A few years ago, someone once wise told me, “Luck is when you know how good your life is, the moment you are living it.” I have remembered it ever since. I feel like turning 50 means there are more and longer moments of knowing how good I have it. Mostly with my friends.
This is Anita. She took most of the photographs here in this post. At a certain point in the party, she realized I wasn’t going to pick up the camera I had set down on a table, intending to document it. She picked it up for me and took most of these shots.
She also brought me a present, even though I told people they weren’t necessary. What more did I need? Anita knew that I needed a new pair of shoes for my 50th year. She’s a fervent Fleuvog fan. She owns multiple pairs and moderates a Facebook page about Fluevog shoes, where people share stories and sell each other pairs. It’s a community. About a month ago, she put out a call for a pair of shoes in my size: not too feminine but not boots, full of character, kick-ass, with non-traditional colors, and an interesting design. She brought the shoes to me on Saturday. If you meet me on Vashon, you’ll see me wearing those green shoes. I won’t be taking them off for awhile. They’re my 50 shoes.
The party that day was only halfway through the birthday celebrations. That evening we had a bonfire at the beach, with friends who brought guitars and dogs and sparklers for the children, who danced in the moonlight. The next morning, we had a rainy breakfast at another beach. That afternoon, we had a pickup baseball game at my favorite park on the island. Our dear friends Steve and Gypsy surprised us there. They had moved back to Seattle from Oakland the day before, so we didn’t think we’d see them. After hitting line drives and laughing, we invited them back to our house for dinner, along with Sharon and William. As we sat in the backyard, picking blackberries, then holding out our hands for the children to grab one ripe warm berry after another and plop them in their mouths, Steve looked around. “This is a little slice of heaven you have here, Shauna.”
Oh yes. And I know it. How lucky I am.
Here I am, at 50, with a husband I adore, an 8-year-old girl and a 2-year-old boy, the lights of my life. I had no idea how good this life would be someday. I’m so glad I’ve made it here.

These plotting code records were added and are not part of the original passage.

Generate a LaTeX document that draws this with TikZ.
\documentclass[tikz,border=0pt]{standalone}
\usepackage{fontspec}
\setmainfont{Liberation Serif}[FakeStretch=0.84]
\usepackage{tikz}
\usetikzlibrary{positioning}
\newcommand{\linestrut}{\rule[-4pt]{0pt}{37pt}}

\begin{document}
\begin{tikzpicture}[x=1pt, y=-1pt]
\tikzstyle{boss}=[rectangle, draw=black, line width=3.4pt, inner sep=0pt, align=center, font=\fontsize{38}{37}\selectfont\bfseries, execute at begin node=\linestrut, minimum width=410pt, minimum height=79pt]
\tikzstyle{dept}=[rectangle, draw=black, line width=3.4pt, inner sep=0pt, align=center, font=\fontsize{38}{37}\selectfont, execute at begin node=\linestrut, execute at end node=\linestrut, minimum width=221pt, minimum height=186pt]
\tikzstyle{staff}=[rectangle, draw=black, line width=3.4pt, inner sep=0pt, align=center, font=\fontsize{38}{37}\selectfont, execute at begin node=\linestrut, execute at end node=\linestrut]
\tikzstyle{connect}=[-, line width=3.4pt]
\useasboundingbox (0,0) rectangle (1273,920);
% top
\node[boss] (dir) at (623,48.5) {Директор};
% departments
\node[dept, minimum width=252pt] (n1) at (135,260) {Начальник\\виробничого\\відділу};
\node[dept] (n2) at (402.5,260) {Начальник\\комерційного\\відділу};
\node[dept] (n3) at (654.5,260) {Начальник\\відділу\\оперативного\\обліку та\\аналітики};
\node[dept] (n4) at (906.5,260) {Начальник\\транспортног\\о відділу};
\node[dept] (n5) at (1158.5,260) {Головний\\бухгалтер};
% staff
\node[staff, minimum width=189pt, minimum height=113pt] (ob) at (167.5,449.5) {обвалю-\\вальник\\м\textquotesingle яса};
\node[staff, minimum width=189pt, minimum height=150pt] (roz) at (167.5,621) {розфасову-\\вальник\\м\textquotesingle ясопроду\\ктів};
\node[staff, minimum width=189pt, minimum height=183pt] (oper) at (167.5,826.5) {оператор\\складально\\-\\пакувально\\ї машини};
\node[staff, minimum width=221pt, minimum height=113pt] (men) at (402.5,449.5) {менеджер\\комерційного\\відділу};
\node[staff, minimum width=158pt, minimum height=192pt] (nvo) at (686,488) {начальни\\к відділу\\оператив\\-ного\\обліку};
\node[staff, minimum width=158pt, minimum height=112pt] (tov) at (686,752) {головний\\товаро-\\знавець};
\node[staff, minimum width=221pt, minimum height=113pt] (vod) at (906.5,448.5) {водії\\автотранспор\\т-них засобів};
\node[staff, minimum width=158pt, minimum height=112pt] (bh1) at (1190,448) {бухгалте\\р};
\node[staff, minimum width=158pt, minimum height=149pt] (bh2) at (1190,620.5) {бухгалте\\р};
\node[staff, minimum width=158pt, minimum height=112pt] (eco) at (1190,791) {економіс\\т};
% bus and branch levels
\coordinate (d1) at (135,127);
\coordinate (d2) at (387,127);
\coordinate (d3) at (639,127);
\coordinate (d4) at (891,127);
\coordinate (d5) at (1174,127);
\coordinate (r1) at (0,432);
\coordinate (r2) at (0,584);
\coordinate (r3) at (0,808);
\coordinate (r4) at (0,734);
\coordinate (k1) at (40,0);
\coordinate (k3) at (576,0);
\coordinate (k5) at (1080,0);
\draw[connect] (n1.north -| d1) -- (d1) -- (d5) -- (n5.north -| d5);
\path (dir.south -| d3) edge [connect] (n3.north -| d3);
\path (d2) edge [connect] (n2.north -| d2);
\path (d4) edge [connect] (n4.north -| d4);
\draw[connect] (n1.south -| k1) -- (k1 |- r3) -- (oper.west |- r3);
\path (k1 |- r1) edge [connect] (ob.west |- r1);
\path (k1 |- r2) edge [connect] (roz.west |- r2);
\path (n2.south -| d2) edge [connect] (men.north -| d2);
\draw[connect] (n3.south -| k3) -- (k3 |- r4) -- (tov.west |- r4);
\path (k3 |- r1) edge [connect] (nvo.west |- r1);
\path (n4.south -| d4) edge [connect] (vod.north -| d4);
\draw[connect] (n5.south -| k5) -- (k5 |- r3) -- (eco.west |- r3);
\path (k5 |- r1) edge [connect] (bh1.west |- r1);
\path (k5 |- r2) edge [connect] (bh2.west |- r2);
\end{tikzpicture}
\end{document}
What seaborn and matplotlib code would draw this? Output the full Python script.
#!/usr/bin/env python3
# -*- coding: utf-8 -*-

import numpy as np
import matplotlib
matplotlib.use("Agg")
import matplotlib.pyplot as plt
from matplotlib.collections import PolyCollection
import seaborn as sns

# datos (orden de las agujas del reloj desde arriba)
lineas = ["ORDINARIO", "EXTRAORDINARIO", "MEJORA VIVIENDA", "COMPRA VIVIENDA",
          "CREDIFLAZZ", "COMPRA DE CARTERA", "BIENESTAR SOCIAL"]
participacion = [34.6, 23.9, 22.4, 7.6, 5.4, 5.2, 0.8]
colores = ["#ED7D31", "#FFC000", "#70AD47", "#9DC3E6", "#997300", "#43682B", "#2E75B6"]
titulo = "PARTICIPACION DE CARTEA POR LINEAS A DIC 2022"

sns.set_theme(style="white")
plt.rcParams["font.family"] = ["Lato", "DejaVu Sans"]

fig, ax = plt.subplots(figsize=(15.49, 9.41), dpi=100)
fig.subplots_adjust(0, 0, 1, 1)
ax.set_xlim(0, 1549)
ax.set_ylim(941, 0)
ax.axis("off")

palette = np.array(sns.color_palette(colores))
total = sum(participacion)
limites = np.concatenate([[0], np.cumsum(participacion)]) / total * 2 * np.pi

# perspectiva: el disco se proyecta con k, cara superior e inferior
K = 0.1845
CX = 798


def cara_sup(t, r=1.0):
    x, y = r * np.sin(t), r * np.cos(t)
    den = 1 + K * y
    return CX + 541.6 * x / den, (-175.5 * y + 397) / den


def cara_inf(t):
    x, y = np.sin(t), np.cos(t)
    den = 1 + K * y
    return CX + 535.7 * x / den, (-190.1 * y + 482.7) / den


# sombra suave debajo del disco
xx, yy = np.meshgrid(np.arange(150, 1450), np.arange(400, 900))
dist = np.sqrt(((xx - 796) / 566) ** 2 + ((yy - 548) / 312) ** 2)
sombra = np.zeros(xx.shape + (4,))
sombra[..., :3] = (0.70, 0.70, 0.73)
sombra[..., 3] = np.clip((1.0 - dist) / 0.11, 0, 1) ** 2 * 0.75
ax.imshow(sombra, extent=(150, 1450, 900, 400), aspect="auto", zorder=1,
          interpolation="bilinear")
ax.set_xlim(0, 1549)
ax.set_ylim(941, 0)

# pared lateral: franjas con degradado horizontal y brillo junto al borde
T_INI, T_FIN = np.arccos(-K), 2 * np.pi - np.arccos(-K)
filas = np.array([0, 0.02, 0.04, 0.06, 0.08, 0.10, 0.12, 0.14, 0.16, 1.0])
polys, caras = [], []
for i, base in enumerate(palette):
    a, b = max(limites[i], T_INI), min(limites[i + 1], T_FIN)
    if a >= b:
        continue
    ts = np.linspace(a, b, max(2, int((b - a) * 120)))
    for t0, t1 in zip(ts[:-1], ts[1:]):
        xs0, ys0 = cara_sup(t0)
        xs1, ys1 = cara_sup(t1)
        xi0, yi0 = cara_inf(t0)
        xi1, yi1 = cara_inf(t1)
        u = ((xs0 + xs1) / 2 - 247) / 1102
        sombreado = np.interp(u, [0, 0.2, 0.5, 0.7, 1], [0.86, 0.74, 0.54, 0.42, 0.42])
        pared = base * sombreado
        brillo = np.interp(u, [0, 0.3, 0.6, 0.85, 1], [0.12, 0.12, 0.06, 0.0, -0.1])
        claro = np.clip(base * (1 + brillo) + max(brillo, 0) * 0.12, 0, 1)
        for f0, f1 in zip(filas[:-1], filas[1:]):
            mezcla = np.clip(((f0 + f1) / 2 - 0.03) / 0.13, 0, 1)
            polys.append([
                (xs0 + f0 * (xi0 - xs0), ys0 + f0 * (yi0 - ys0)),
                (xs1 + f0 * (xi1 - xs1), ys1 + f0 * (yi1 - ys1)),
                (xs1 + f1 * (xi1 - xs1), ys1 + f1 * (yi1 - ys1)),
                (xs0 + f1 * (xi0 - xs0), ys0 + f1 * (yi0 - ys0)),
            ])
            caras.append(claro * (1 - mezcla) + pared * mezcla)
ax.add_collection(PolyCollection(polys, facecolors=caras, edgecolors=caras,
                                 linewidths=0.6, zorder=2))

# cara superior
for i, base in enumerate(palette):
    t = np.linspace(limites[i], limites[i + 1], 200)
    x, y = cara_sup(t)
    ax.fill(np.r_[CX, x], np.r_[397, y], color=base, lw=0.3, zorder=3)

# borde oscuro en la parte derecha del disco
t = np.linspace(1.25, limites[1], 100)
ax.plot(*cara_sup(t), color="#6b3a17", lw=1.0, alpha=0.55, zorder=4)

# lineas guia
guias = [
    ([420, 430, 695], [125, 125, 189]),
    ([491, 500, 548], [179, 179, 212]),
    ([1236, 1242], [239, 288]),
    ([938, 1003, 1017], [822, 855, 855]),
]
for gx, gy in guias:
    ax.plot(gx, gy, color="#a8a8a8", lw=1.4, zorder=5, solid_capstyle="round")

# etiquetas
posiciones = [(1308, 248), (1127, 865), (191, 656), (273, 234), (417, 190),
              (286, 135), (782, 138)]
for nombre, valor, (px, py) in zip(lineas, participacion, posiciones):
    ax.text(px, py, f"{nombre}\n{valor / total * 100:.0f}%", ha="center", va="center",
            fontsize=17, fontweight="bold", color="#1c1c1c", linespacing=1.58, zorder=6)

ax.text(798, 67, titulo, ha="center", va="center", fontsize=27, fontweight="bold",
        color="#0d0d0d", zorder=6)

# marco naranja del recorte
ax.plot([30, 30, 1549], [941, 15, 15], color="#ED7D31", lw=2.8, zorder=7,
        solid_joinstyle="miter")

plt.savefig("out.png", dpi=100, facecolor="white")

And now, I watch my kids playing with the friends they have known since birth or in baby playgroup or kindergarten. They have no idea how lucky they are yet. But maybe someday they will. I have no idea if I’ll be around for when they turn 50. But I sure as hell intend to get as far as I can, loving this life and loving more and longer moments as I live them.
smoked salmon goat cheese spread
This spread was one of the hits of the buffet table at my birthday party. Dan was kind enough to smoke sides of salmon in our smoker days in advance so he could make this. He also used Vashon-made goat cheese from one of our favorite farms. But that was a singular experience. You don’t need that to make a great spread.
Get yourself some good smoked salmon, some soft goat cheese, a little thick Greek yogurt, and a lemon. Mix and season to taste. It’s going to be good.
Make the spread. Put the smoked salmon and goat cheese into the bowl of a food processor. Pulse until the smoked salmon is broken down and incorporated into the goat cheese. Stop the food processor. Add the juice of the lemon. Pulse the spread. If it feels too thick to you, add the Greek yogurt and pulse until the spread is the consistency you want.
Season to taste. Refrigerate the spread for at least 1 hour before serving.
Serve with gluten-free crackers or vegetables.